A straight-line charge also reopens the question of whether the 'other than finance lease' expense in the statement of comprehensive incomes could be presented as 'rental' expense or part rental and part finance cost, or whether a split between amortisation and finance cost will be required. The more one contemplates the reintroduction of what looks like a very familiar operating/financing distinction with different profit and loss treatment for leases currently called operating, the greater the complexity of application appears to become. It is difficult to suppress a thought that perhaps the costs do not outweigh the benefits.

Then there is the question of renewal options and contingent rentals. The exposure draft said both were simply measurement issues. On renewal options the Board has stepped down with a tentative decision to only include renewal options where there is a "significant economic incentive" for an entity to exercise the option. This is a clear change from the proposed lease term as the longest possible lease term more-likely-than-not to occur including an assessment of all options to renew. It appears similar to the existing "reasonably certain" threshold for renewal/extension options. However, unlike today, reassessment of the lease term would be required.

On contingent rentals, it is less clear, at least for some types of contingencies, what the Boards intend. The exposure draft required a probability-weighted expected outcome approach. The tentative decision now is to include all variable lease payments that are "reasonably certain" of being paid in the measurement of a lessee's liability and the lessor's receivable. But, how do you determine, for payments contingent on usage or performance, the amount that is reasonably certain of being paid? This revised threshold may work for contingent rent based on an index. But for rent contingent on retail sales, say over a twenty-year period, how do you forecast the "reasonably certain" figure? Some say the likely decision is that it will be based on whatever is thought probable. But a notable observation during the joint discussions of the Boards was that the 'probable' threshold itself is problematic. To one Board member it can mean greater than 50%, to another greater than 80% probability.

It is the perennial problem of standard-setting: the theory can be difficult to fault but the application in practice is rather different. And the IASB has been somewhat taken aback by the comments, feedback and outreach responses. Some investors have surprised the Board by saying that they don't mind if a lease is on balance sheet or not and that they don't really need the additional information the exposure draft would give them. Small wonder that – as the IASB revealed at the Global Preparers Forum discussion – analysts are telling the Boards they've never had such lobbying from preparers.

In the first instance, the Boards have tentatively reconfirmed the right of use model for lessees for all lease arrangements and, under this model, 'other than finance' leases will end up on balance sheet when the standard is finalised. But how is far from clear, and the existing distinctions, guidance and approaches in IAS 17 unwittingly gain credibility.
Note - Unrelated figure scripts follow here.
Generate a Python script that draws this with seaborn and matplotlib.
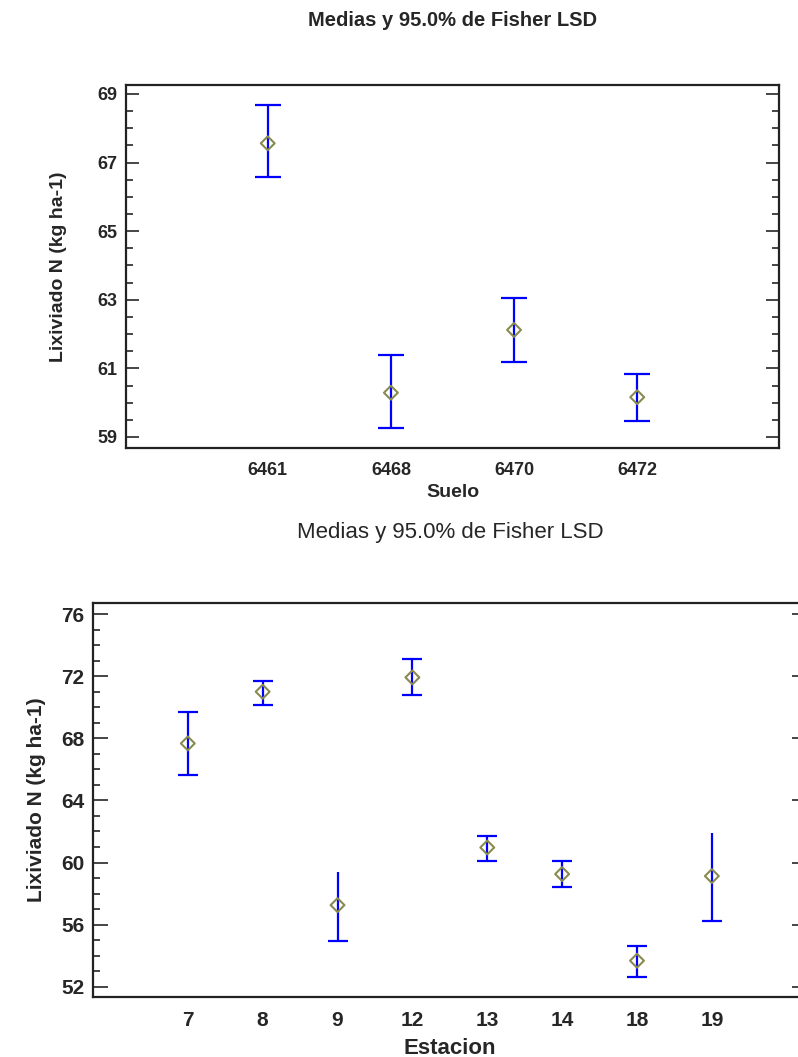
import numpy as np
import pandas as pd
import seaborn as sns
import matplotlib.pyplot as plt
from matplotlib.ticker import MultipleLocator

# datos
suelo = ['6461', '6468', '6470', '6472']
suelo_media = [67.56, 60.29, 62.12, 60.16]
suelo_inf = [66.59, 59.27, 61.18, 59.47]
suelo_sup = [68.68, 61.38, 63.04, 60.85]

estacion = ['7', '8', '9', '12', '13', '14', '18', '19']
est_media = [67.67, 71.0, 57.26, 71.92, 60.97, 59.26, 53.68, 59.13]
est_inf = [65.63, 70.14, 54.96, 70.78, 60.12, 58.44, 52.64, 56.25]
est_sup = [69.71, 71.71, 59.41, 73.10, 61.71, 60.12, 54.64, 61.88]
est_cap_sup = [True, True, False, True, True, True, True, False]

titulo = 'Medias y 95.0% de Fisher LSD'
ylab = 'Lixiviado N (kg ha-1)'

sns.set_style('white')
plt.rcParams['font.family'] = ['Liberation Sans', 'DejaVu Sans']

fig = plt.figure(figsize=(7.98, 10.57), dpi=100)
ax1 = fig.add_axes([0.158, 0.5762, 0.818, 0.3434])
ax2 = fig.add_axes([0.1162, 0.0570, 0.895, 0.3728])


def dibujar(ax, cats, media, inf, sup, cap_sup, capw, fs, xmargen, ylim,
            major, offset, minor, ticklen):
    df = pd.DataFrame({'cat': cats, 'media': media, 'inf': inf, 'sup': sup})
    err = [df['media'] - df['inf'], df['sup'] - df['media']]
    ax.errorbar(df['cat'], df['media'], yerr=err, fmt='none', ecolor='#0000ff',
                elinewidth=1.6, capsize=0, zorder=2)
    # tapas
    ax.plot(df['cat'], df['inf'], ls='none', marker='_', ms=capw, mew=1.6,
            color='#0000ff', zorder=2)
    top = df[cap_sup]
    ax.plot(top['cat'], top['sup'], ls='none', marker='_', ms=capw, mew=1.6,
            color='#0000ff', zorder=2)
    sns.scatterplot(data=df, x='cat', y='media', ax=ax, marker='D', s=50,
                    facecolor='none', edgecolor='#8a8a50', linewidth=1.5, zorder=3)
    ax.set_xlim(-xmargen, len(cats) - 1 + xmargen)
    ax.set_ylim(*ylim)
    ax.yaxis.set_major_locator(MultipleLocator(major, offset=offset))
    ax.yaxis.set_minor_locator(MultipleLocator(minor))
    ax.tick_params(axis='y', which='major', direction='in', length=ticklen, width=1.2,
                   left=True, right=True, labelsize=fs, pad=6)
    ax.tick_params(axis='y', which='minor', direction='in', length=ticklen / 2, width=1.2,
                   left=True, right=True)
    ax.tick_params(axis='x', length=0, labelsize=fs, pad=10)
    for t in ax.get_xticklabels() + ax.get_yticklabels():
        t.set_fontweight('bold')
    for s in ax.spines.values():
        s.set_color('#222222')
        s.set_linewidth(1.6)


dibujar(ax1, suelo, suelo_media, suelo_inf, suelo_sup, [True] * 4, 19, 13, 1.15,
        (58.68, 69.26), 2, 1, 0.5, 9.4)
ax1.set_xlabel('Suelo', fontsize=14, fontweight='bold')
ax1.set_ylabel(ylab, fontsize=14, fontweight='bold')
ax1.xaxis.set_label_coords(0.5, -0.1)
ax1.yaxis.set_label_coords(-0.09, 0.5)
ax1.text(0.5, 1.179, titulo, transform=ax1.transAxes, ha='center', va='center',
         fontsize=14.5, fontweight='bold')

dibujar(ax2, estacion, est_media, est_inf, est_sup, est_cap_sup, 14.5, 15, 1.27,
        (51.36, 76.73), 4, 0, 1, 10.5)
ax2.set_xlabel('Estacion', fontsize=16, fontweight='bold')
ax2.set_ylabel(ylab, fontsize=15, fontweight='bold')
ax2.xaxis.set_label_coords(0.5, -0.105)
ax2.yaxis.set_label_coords(-0.066, 0.5)
ax2.text(0.5, 1.178, titulo, transform=ax2.transAxes, ha='center', va='center',
         fontsize=16)

fig.savefig('out.png', dpi=100)
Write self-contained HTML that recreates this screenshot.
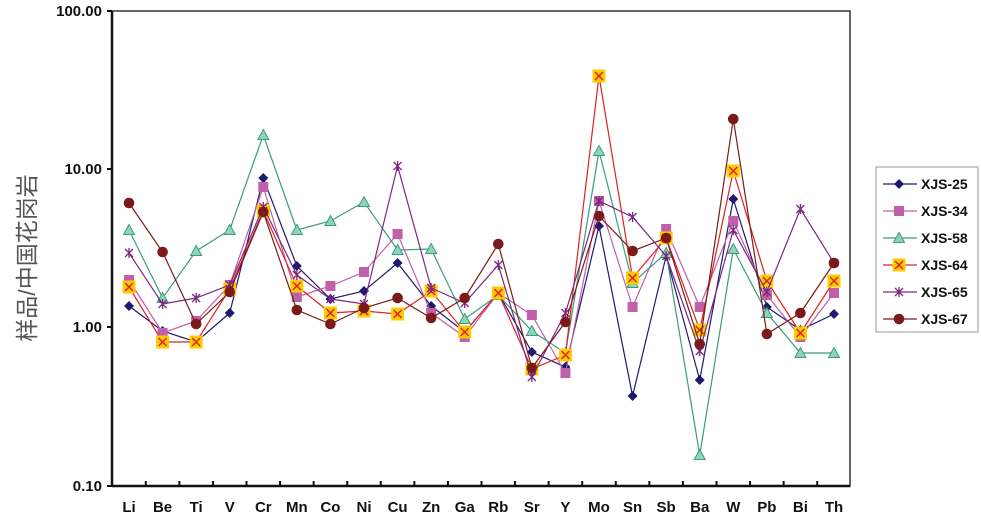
<!DOCTYPE html><html><head><meta charset="utf-8"><style>body{margin:0;background:#fff}svg{display:block}</style></head><body>
<svg width="981" height="518" xmlns="http://www.w3.org/2000/svg" font-family="Liberation Sans, sans-serif">
<defs>
<g id="m0"><path d="M0,-5L5,0L0,5L-5,0Z" fill="#1f1a6e"/></g>
<g id="m1"><rect x="-5" y="-5" width="10" height="10" fill="#c060a8"/></g>
<g id="m2"><path d="M0,-5.5L5.5,4.5L-5.5,4.5Z" fill="#8fd3b8" stroke="#3a9c7c" stroke-width="1"/></g>
<g id="m3"><rect x="-6.5" y="-6.5" width="13" height="13" fill="#ffcc00"/><path d="M-4,-4L4,4M4,-4L-4,4" stroke="#e02020" stroke-width="1.5"/></g>
<g id="m4"><path d="M-4,-4L4,4M4,-4L-4,4M0,-5V5" stroke="#7a2880" stroke-width="1.3"/></g>
<g id="m5"><circle r="5.3" fill="#7a1a1a"/></g>
</defs>
<rect x="112" y="11" width="738" height="475" fill="none" stroke="#333" stroke-width="1.5"/>
<line x1="112" y1="11" x2="112" y2="486" stroke="#111" stroke-width="2.5"/>
<line x1="112" y1="486" x2="850" y2="486" stroke="#111" stroke-width="2.5"/>
<g stroke="#111" stroke-width="2">
<line x1="107" y1="11" x2="112" y2="11"/><line x1="107" y1="169" x2="112" y2="169"/><line x1="107" y1="327" x2="112" y2="327"/><line x1="107" y1="486" x2="112" y2="486"/>
</g>
<g id="ticks" stroke="#111" stroke-width="2"></g>
<g font-size="15" font-weight="bold" text-anchor="end" fill="#111">
<text x="102" y="16">100.00</text><text x="102" y="174">10.00</text><text x="102" y="332">1.00</text><text x="102" y="491">0.10</text>
</g>
<text transform="translate(35,258) rotate(-90)" font-size="23" text-anchor="middle" fill="#555" font-family="Liberation Sans, Noto Sans CJK SC, sans-serif">样品/中国花岗岩</text>
<g id="xl" font-size="15" font-weight="bold" text-anchor="middle" fill="#111"></g>
<g id="series"></g>
<rect x="876" y="167" width="102" height="165" fill="#fff" stroke="#999" stroke-width="1"/>
<g id="leg" font-size="14" font-weight="bold" fill="#111"></g>
</svg>
<script>
var ns="http://www.w3.org/2000/svg";
var labs="Li Be Ti V Cr Mn Co Ni Cu Zn Ga Rb Sr Y Mo Sn Sb Ba W Pb Bi Th".split(" ");
function X(i){return 129+i*(834-129)/21;}
var t=document.getElementById("ticks"),xl=document.getElementById("xl");
for(var i=0;i<22;i++){
 if(i>0){var l=document.createElementNS(ns,"line");var xx=(X(i)+X(i-1))/2;l.setAttribute("x1",xx);l.setAttribute("x2",xx);l.setAttribute("y1",481);l.setAttribute("y2",486);t.appendChild(l);}
 var tx=document.createElementNS(ns,"text");tx.setAttribute("x",X(i));tx.setAttribute("y",512);tx.textContent=labs[i];xl.appendChild(tx);}
var S=[
["#1f1a6e",[306,331,342,313,178,266,299,291,263,306,332,293,352,367,226,396,256,380,199,307,330,314],"XJS-25"],
["#c060a8",[280,333,321,285,187,297,286,272,234,313,337,293,315,373,201,307,229,307,221,295,337,293],"XJS-34"],
["#3a9c7c",[230,298,251,230,135,230,221,202,250,249,319,295,331,353,151,283,253,455,249,313,353,353],"XJS-58"],
["#e02020",[287,342,342,289,211,286,313,311,314,291,332,293,369,355,76,278,238,330,171,281,333,281],"XJS-64"],
["#7a2880",[253,304,298,285,207,275,299,304,166,288,303,265,377,313,201,217,256,351,230,292,209,263],"XJS-65"],
["#7a1a1a",[203,252,324,292,212,310,324,308,298,318,298,244,368,322,216,251,238,344,119,334,313,263],"XJS-67"]];
var g=document.getElementById("series"),lg=document.getElementById("leg");
S.forEach(function(s,k){
 var p=document.createElementNS(ns,"polyline");
 p.setAttribute("points",s[1].map(function(y,i){return X(i)+","+y}).join(" "));
 p.setAttribute("fill","none");p.setAttribute("stroke",s[0]);p.setAttribute("stroke-width","1.2");g.appendChild(p);
 s[1].forEach(function(y,i){var u=document.createElementNS(ns,"use");u.setAttribute("href","#m"+k);u.setAttribute("x",X(i));u.setAttribute("y",y);g.appendChild(u);});
 var ly=184+k*27;
 var l=document.createElementNS(ns,"line");l.setAttribute("x1",883);l.setAttribute("x2",917);l.setAttribute("y1",ly);l.setAttribute("y2",ly);l.setAttribute("stroke",s[0]);l.setAttribute("stroke-width","1.2");lg.appendChild(l);
 var u=document.createElementNS(ns,"use");u.setAttribute("href","#m"+k);u.setAttribute("x",899);u.setAttribute("y",ly);lg.appendChild(u);
 var tx=document.createElementNS(ns,"text");tx.setAttribute("x",921);tx.setAttribute("y",ly+5);tx.textContent=s[2];lg.appendChild(tx);
});
</script>
</body></html>
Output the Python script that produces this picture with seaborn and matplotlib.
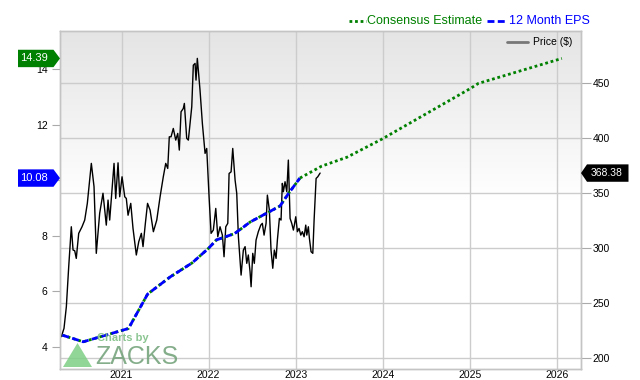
import numpy as np
import pandas as pd
import matplotlib
matplotlib.use("Agg")
import matplotlib.pyplot as plt
import seaborn as sns
from matplotlib.patches import Polygon
from matplotlib.lines import Line2D

# ---------------- data ----------------
price_years = [2020.308, 2020.339, 2020.366, 2020.393, 2020.423, 2020.443, 2020.462, 2020.480,
               2020.508, 2020.546, 2020.577, 2020.607, 2020.653, 2020.684, 2020.710, 2020.749,
               2020.787, 2020.825, 2020.845, 2020.864, 2020.914, 2020.933, 2020.960, 2020.979,
               2021.006, 2021.037, 2021.055, 2021.075, 2021.106, 2021.132, 2021.170, 2021.198,
               2021.228, 2021.247, 2021.274, 2021.299, 2021.328, 2021.366, 2021.405, 2021.443,
               2021.480, 2021.508, 2021.531, 2021.549, 2021.569, 2021.595, 2021.623, 2021.646,
               2021.664, 2021.684, 2021.710, 2021.722, 2021.749, 2021.768, 2021.807, 2021.825,
               2021.845, 2021.856, 2021.871, 2021.902, 2021.929, 2021.960, 2021.979, 2022.006,
               2022.029, 2022.055, 2022.083, 2022.106, 2022.132, 2022.159, 2022.178, 2022.198,
               2022.221, 2022.236, 2022.259, 2022.278, 2022.305, 2022.324, 2022.343, 2022.374,
               2022.400, 2022.420, 2022.439, 2022.457, 2022.477, 2022.489, 2022.508, 2022.526,
               2022.546, 2022.572, 2022.600, 2022.618, 2022.638, 2022.661, 2022.676, 2022.699,
               2022.718, 2022.738, 2022.756, 2022.776, 2022.791, 2022.814, 2022.833, 2022.848,
               2022.860, 2022.879, 2022.899, 2022.917, 2022.937, 2022.956, 2022.975, 2022.986,
               2023.002, 2023.021, 2023.040, 2023.060, 2023.078, 2023.098, 2023.117, 2023.129,
               2023.147, 2023.159, 2023.178, 2023.198, 2023.213, 2023.236, 2023.255, 2023.282]
price_values = [219.4, 227.0, 246.7, 283.0, 319.5, 298.3, 297.7, 290.7,
                313.5, 319.5, 325.6, 340.8, 377.2, 356.0, 295.3, 331.8,
                350.0, 321.0, 343.8, 325.6, 377.2, 345.3, 377.7, 346.8,
                365.0, 346.8, 345.3, 330.0, 340.8, 318.0, 293.8, 305.9,
                313.5, 301.4, 322.6, 340.8, 334.7, 315.0, 325.6, 346.8,
                365.0, 377.2, 372.6, 401.4, 401.4, 409.0, 398.4, 404.5,
                389.3, 424.2, 427.2, 431.8, 400.0, 398.4, 428.7, 466.6,
                468.2, 453.0, 472.8, 443.9, 413.6, 386.3, 390.8, 346.8,
                313.5, 316.5, 336.2, 310.4, 319.5, 311.9, 292.2, 319.5,
                322.6, 368.0, 369.5, 390.8, 362.0, 349.9, 310.4, 275.5,
                298.3, 301.4, 286.2, 293.8, 278.6, 264.9, 295.3, 286.2,
                307.4, 315.0, 321.0, 322.6, 311.9, 322.6, 348.3, 334.7,
                298.3, 281.7, 298.3, 290.7, 307.4, 327.1, 325.6, 359.0,
                351.4, 360.5, 351.4, 380.2, 327.1, 322.6, 316.5, 321.0,
                328.6, 315.0, 318.0, 311.9, 315.0, 310.4, 321.0, 311.9,
                319.5, 308.9, 296.8, 295.3, 325.6, 363.5, 365.0, 368.38]

eps_years = [2020.32, 2020.56, 2021.08, 2021.30, 2021.56, 2021.81, 2022.00,
             2022.09, 2022.30, 2022.48, 2022.82, 2022.92, 2023.05]
eps_values = [4.42, 4.18, 4.66, 5.90, 6.52, 7.02, 7.55,
              7.85, 8.08, 8.50, 9.07, 9.53, 10.08]

cons_years = [2023.05, 2023.30, 2023.59, 2023.99, 2025.01, 2025.10, 2026.06]
cons_values = [10.08, 10.51, 10.83, 11.48, 13.31, 13.49, 14.39]

year_ticks = [2021, 2022, 2023, 2024, 2025, 2026]
year_labels = ["2021", "2022", "2023", "2024", "2025", "2026"]
eps_ticks = [4, 6, 8, 10, 12, 14]
eps_tick_labels = ["4", "6", "8", "", "12", "14"]   # "10" sits under the EPS flag
price_ticks = [200, 250, 300, 350, 400, 450]

eps_last_label = "10.08"
cons_last_label = "14.39"
price_last_label = "368.38"

# ---------------- style ----------------
sns.set_style("white")
plt.rcParams["font.family"] = ["Liberation Sans", "DejaVu Sans"]

GREEN = "#008000"
BLUE = "#0000ff"
GRID = "#cccccc"
SPINE = "#c4c4c4"

W, H = 640, 380
fig = plt.figure(figsize=(6.4, 3.8), dpi=100)
L, R, T, B = 60, 581, 30.7, 369.0
ax = fig.add_axes([L / W, 1 - B / H, (R - L) / W, (B - T) / H])
ax2 = ax.twinx()

# background gradient
n = 200
frac = np.linspace(0, 1, n)  # 0 = top
vals = np.where(frac < 0.5, 0.895 + 0.105 * (frac / 0.5), 1.0)
img = np.dstack([vals, vals, vals]).reshape(n, 1, 3)
ax.imshow(img, extent=(0, 1, 0, 1), transform=ax.transAxes, aspect="auto", zorder=-2,
          interpolation="bilinear")

price_df = pd.DataFrame({"year": price_years, "price": price_values})
eps_df = pd.DataFrame({"year": eps_years, "eps": eps_values})
cons_df = pd.DataFrame({"year": cons_years, "eps": cons_values})

sns.lineplot(data=price_df, x="year", y="price", ax=ax, color="black", linewidth=1.0,
             estimator=None, sort=False, legend=False)

sns.lineplot(data=eps_df, x="year", y="eps", ax=ax2, color=GREEN, linewidth=2.0,
             estimator=None, sort=False, legend=False, linestyle=(0, (1, 1)))
sns.lineplot(data=eps_df, x="year", y="eps", ax=ax2, color=BLUE, linewidth=2.0,
             estimator=None, sort=False, legend=False, linestyle=(0, (2.5, 1.2)))
sns.lineplot(data=cons_df, x="year", y="eps", ax=ax2, color=GREEN, linewidth=2.0,
             estimator=None, sort=False, legend=False, linestyle=(0, (1, 1)))

# limits
ax.set_xlim(2020.293, 2026.28)
ax.set_ylim(190, 498)
ax2.set_ylim(3.2, 15.39)

# price axis ticks on the right, EPS axis on the left
ax.yaxis.tick_right()
ax.yaxis.set_label_position("right")
ax2.yaxis.tick_left()
ax2.yaxis.set_label_position("left")

ax.set_xticks(year_ticks)
ax.set_xticklabels(year_labels)
ax.set_yticks(price_ticks)
ax.set_yticklabels([str(v) for v in price_ticks])
ax2.set_yticks(eps_ticks)
ax2.set_yticklabels(eps_tick_labels)

ax.tick_params(axis="x", length=0, pad=0.5, labelsize=7.5, colors="black")
ax.tick_params(axis="y", which="both", right=True, left=False, labelright=True, labelleft=False,
               length=7, width=0.8, color="#aaaaaa", pad=1.5, labelsize=7.5, labelcolor="black")
ax2.tick_params(axis="y", which="both", left=True, right=False, labelleft=True, labelright=False,
                length=6, width=0.8, color="#aaaaaa", pad=3, labelsize=7.5, labelcolor="black")

ax.set_axisbelow(True)
ax.grid(True, axis="both", color=GRID, linewidth=1.0)
ax2.grid(False)
ax.set_xlabel("")
ax.set_ylabel("")
ax2.set_xlabel("")
ax2.set_ylabel("")
for a in (ax, ax2):
    for s in a.spines.values():
        s.set_color(SPINE)
        s.set_linewidth(1.0)

# ---------------- top legend ----------------
fig.add_artist(Line2D([349 / W, 366 / W], [1 - 21 / H, 1 - 21 / H], color=GREEN, lw=2,
                      linestyle=(0, (1, 1)), transform=fig.transFigure))
fig.text(367 / W, 1 - 20.5 / H, "Consensus Estimate", color=GREEN, fontsize=9,
         ha="left", va="center")
fig.add_artist(Line2D([487 / W, 507 / W], [1 - 21 / H, 1 - 21 / H], color=BLUE, lw=2,
                      linestyle=(0, (2.5, 1.2)), transform=fig.transFigure))
fig.text(509 / W, 1 - 20.5 / H, "12 Month EPS", color=BLUE, fontsize=9,
         ha="left", va="center")

# Price legend inside plot
fig.add_artist(Line2D([507 / W, 528 / W], [1 - 42 / H, 1 - 42 / H], color="#777777", lw=2,
                      transform=fig.transFigure))
fig.text(533 / W, 1 - 42 / H, "Price ($)", color="black", fontsize=7.5,
         ha="left", va="center")

# ---------------- value flags ----------------
fig.canvas.draw()
def y_fig(axis, v):
    disp = axis.transData.transform((2021, v))
    return fig.transFigure.inverted().transform(disp)[1]

def left_flag(v, label, color):
    yc = y_fig(ax2, v)
    hh = 8.7 / H
    pts = [(18 / W, yc - hh), (53.5 / W, yc - hh), (60 / W, yc), (53.5 / W, yc + hh), (18 / W, yc + hh)]
    fig.add_artist(Polygon(pts, closed=True, facecolor=color, edgecolor="none",
                           transform=fig.transFigure, zorder=5))
    fig.text(34 / W, yc, label, color="white", fontsize=8, ha="center", va="center", zorder=6)

def right_flag(v, label, color):
    yc = y_fig(ax, v)
    hh = 8.7 / H
    pts = [(581 / W, yc), (587 / W, yc - hh), (628.5 / W, yc - hh), (628.5 / W, yc + hh), (587 / W, yc + hh)]
    fig.add_artist(Polygon(pts, closed=True, facecolor=color, edgecolor="none",
                           transform=fig.transFigure, zorder=5))
    fig.text(607 / W, yc, label, color="white", fontsize=7.5, ha="center", va="center", zorder=6)

left_flag(cons_values[-1], cons_last_label, GREEN)
left_flag(eps_values[-1], eps_last_label, BLUE)
right_flag(price_values[-1], price_last_label, "black")

# ---------------- watermark ----------------
fig.add_artist(Polygon([(63 / W, 1 - 367 / H), (77.5 / W, 1 - 343 / H), (92 / W, 1 - 367 / H)],
                       closed=True, facecolor="#7fcf85", edgecolor="none", alpha=0.85,
                       transform=fig.transFigure, zorder=4))
fig.text(97 / W, 1 - 338 / H, "Charts by", color="#7fbf85", fontsize=8, fontweight="bold",
         ha="left", va="center", alpha=0.9, zorder=4)
fig.text(95 / W, 1 - 357 / H, "ZACKS", color="#6f9f76", fontsize=18,
         ha="left", va="center", alpha=0.85, zorder=4)

fig.savefig("out.png", dpi=100)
Furthermore, while the Boards decided in January to consider both the lessee and lessor sides of the equation as they re-deliberate, they are only scheduled to begin to consider lessor accounting specifically from April.

As we said in a previous column looking ahead to the leasing exposure draft last year: 'It is all going to be complex, and it is going to be hard work'. In the IASB podcast summing up its most recent deliberations on the topic Board member Steve Cooper concluded by saying that the IASB was 'trying to be pragmatic'. That is always a good objective.